> Goal: Could the lines from the start of the data through the line with "text=txtc] (clab) at" be set down exactly, with no pictures among them?

___ Data provided

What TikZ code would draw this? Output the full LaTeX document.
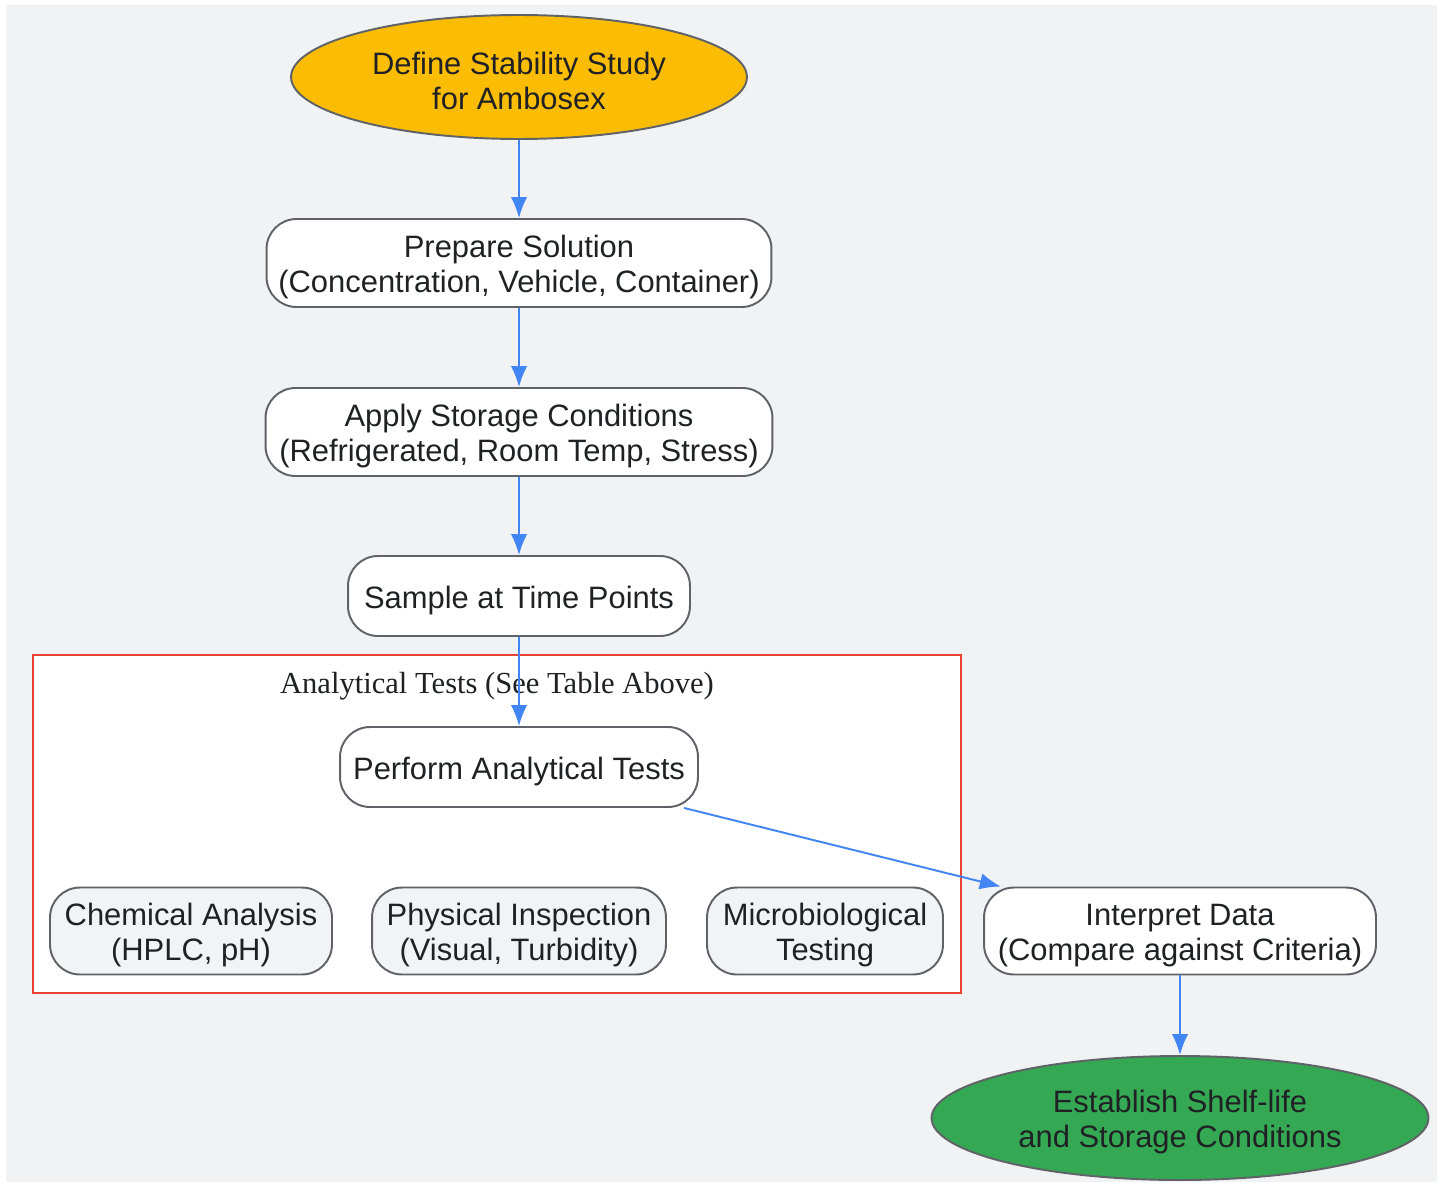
\documentclass[tikz,border=0pt]{standalone}
\usepackage{fontspec}
\setmainfont{Liberation Sans}
\newfontfamily\seriffont{Liberation Serif}
\usetikzlibrary{shapes.geometric,arrows.meta}
\definecolor{bgc}{HTML}{F1F2F4}
\definecolor{bordc}{HTML}{5F6368}
\definecolor{txtc}{HTML}{202124}
\definecolor{arrc}{HTML}{4285F4}
\definecolor{redc}{HTML}{EA4335}
\definecolor{yelc}{HTML}{FBBC04}
\definecolor{grnc}{HTML}{34A853}
\definecolor{subc}{HTML}{F1F3F4}
\newcommand\upr{\rule{0pt}{17.6pt}}
\tikzset{
  x=0.02cm, y=-0.02cm,
  base/.style={draw=bordc, line width=1.1pt, text=txtc, align=center, inner sep=0pt,
    font=\fontsize{17.6pt}{19.8pt}\selectfont},
  oval/.style={base, ellipse},
  stepbox/.style={base, rounded corners=0.6cm, fill=white},
  subbox/.style={base, rounded corners=0.6cm, fill=subc},
  flow/.style={draw=arrc, line width=1.1pt, -{Latex[length=0.42cm,width=0.33cm]}}
}
\begin{document}
\begin{tikzpicture}
\useasboundingbox (0,0) rectangle (1443,1183);
\fill[bgc] (6,5) rectangle (1437,1182);
\draw[redc, line width=1.1pt, fill=white] (33,655) rectangle (961,993);
\node[font=\seriffont\fontsize{17.4pt}{19.8pt}\selectfont, text=txtc] (clab) at (497,686) {Analytical Tests (See Table Above)};

\node[oval, fill=yelc, minimum width=9.12cm, minimum height=2.48cm] (define) at (519,77) {\upr Define Stability Study\\for Ambosex};
\node[stepbox, minimum width=10.1cm, minimum height=1.76cm] (prep) at (519,263) {\upr Prepare Solution\\(Concentration, Vehicle, Container)};
\node[stepbox, minimum width=10.14cm, minimum height=1.76cm] (store) at (519,432) {\upr Apply Storage Conditions\\(Refrigerated, Room Temp, Stress)};
\node[stepbox, minimum width=6.84cm, minimum height=1.6cm] (sample) at (519,596) {\upr Sample at Time Points};
\node[stepbox, minimum width=7.16cm, minimum height=1.6cm] (perform) at (519,767) {\upr Perform Analytical Tests};
\node[subbox, minimum width=5.64cm, minimum height=1.74cm] (chem) at (191,931) {\upr Chemical Analysis\\(HPLC, pH)};
\node[subbox, minimum width=5.88cm, minimum height=1.74cm] (phys) at (519,931) {\upr Physical Inspection\\(Visual, Turbidity)};
\node[subbox, minimum width=4.72cm, minimum height=1.74cm] (micro) at (825,931) {\upr Microbiological\\Testing};
\node[stepbox, minimum width=7.84cm, minimum height=1.74cm] (interp) at (1180,931) {\upr Interpret Data\\(Compare against Criteria)};
\node[oval, fill=grnc, minimum width=9.94cm, minimum height=2.48cm] (establish) at (1180,1118) {\upr Establish Shelf-life\\and Storage Conditions};

\draw[flow] (define) -- (prep);
\draw[flow] (prep) -- (store);
\draw[flow] (store) -- (sample);
\draw[flow] (sample) -- (perform);
\draw[flow] (perform) -- (interp);
\draw[flow] (interp) -- (establish);
\end{tikzpicture}
\end{document}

______

> Problem solution:
What TikZ code would draw this? Output the full LaTeX document.
\documentclass[tikz,border=0pt]{standalone}
\usepackage{fontspec}
\setmainfont{Liberation Sans}
\newfontfamily\seriffont{Liberation Serif}
\usetikzlibrary{shapes.geometric,arrows.meta}
\definecolor{bgc}{HTML}{F1F2F4}
\definecolor{bordc}{HTML}{5F6368}
\definecolor{txtc}{HTML}{202124}
\definecolor{arrc}{HTML}{4285F4}
\definecolor{redc}{HTML}{EA4335}
\definecolor{yelc}{HTML}{FBBC04}
\definecolor{grnc}{HTML}{34A853}
\definecolor{subc}{HTML}{F1F3F4}
\newcommand\upr{\rule{0pt}{17.6pt}}
\tikzset{
  x=0.02cm, y=-0.02cm,
  base/.style={draw=bordc, line width=1.1pt, text=txtc, align=center, inner sep=0pt,
    font=\fontsize{17.6pt}{19.8pt}\selectfont},
  oval/.style={base, ellipse},
  stepbox/.style={base, rounded corners=0.6cm, fill=white},
  subbox/.style={base, rounded corners=0.6cm, fill=subc},
  flow/.style={draw=arrc, line width=1.1pt, -{Latex[length=0.42cm,width=0.33cm]}}
}
\begin{document}
\begin{tikzpicture}
\useasboundingbox (0,0) rectangle (1443,1183);
\fill[bgc] (6,5) rectangle (1437,1182);
\draw[redc, line width=1.1pt, fill=white] (33,655) rectangle (961,993);
\node[font=\seriffont\fontsize{17.4pt}{19.8pt}\selectfont, text=txtc] (clab) at (497,686) {Analytical Tests (See Table Above)};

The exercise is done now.